Alas, after the final diagnosis and a spiraling effect of incomprehensible pain and suffering, I headed to the operating room.  Luckily, I had a brilliant, skilled and compassionate neurosurgeon, a guy who I will forever be grateful to for carrying me through the rain so I could stand in front of the rainbow again.  I also wouldn’t have made it through the harrowing tunnel without the unwavering support of my friends and family, especially my husband, who briefly earned the knickname Mr.

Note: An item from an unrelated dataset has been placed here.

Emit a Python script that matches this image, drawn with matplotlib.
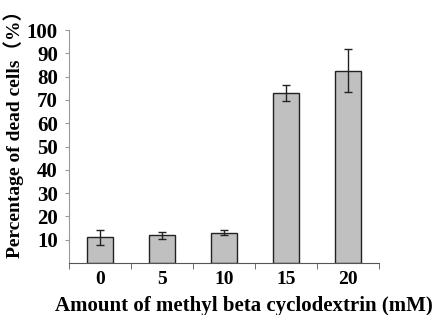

Mom.  While I was out of commission, our daughter ate breadsticks for breakfast and learned how to do her own laundry, both of which turned out to be a good thing.

I’m Okay, You’re Okay

It’s been a 6 weeks since my new hardware was installed…a three-inch metal plate and six screws.  Let me tell you…surgery sucks.  Plain and simple.  Especially when your throat gets sliced open.  I won’t go into the gory details of the hazardous road to healing, but I will say that I’ve accepted my fate and the evidence of my fate, which happens to be a small scar on the front of my neck.  Strangely enough, I kind of like it.  It represents my own red badge of courage.  I just hope that the battles are over and the war is won.  I really don’t want to return to the horror of that dark and painful existence.  I’ve read the literature and listened to the potential negative effects that could happen down the road.  “Additional deterioration, possible surgical intervention at later stages in life”….. blah, blah, blah.  I’m choosing to bask in the glory that I cleared this major hurdle without residual pain, landing on my own two feet, with my toes wiggling.

I’m here, and here to stay, for whatever good in my life there is still to be made.



Better Days Ahead

While I was sitting in the waiting room at the neurosurgeon’s office for my post op appointment, I noticed two people in wheelchairs, one in a restrictive neck brace, and overheard another woman pleading at the check-in counter to see a doctor immediately because she had recently been diagnosed with a brain tumor.  I immediately sent my husband an S.O.S. text: “please come rescue me from this god awful place, I’m so grief-stricken seeing all these patients suffer”.  His response was, “those same patients were at the doctor’s office at each visit before your surgery….you just didn’t see them because you were in so much pain”.  I can’t forget that I am one of those patients too.  And I don’t know if I am a lucky one, but it sure feels like it.

So taking the road less traveled seems to be on the higher end of averages for me.  I’m okay with that.  Hidden in the dark forest are individual trees, with reflections of light and love and new beginnings.  With reading glasses in hand, it’s merely a matter of opening my eyes to see them.  How many people can say they can be found underground a million years from now by a metal detector?  As far as rare things go, it’s pretty cool actually.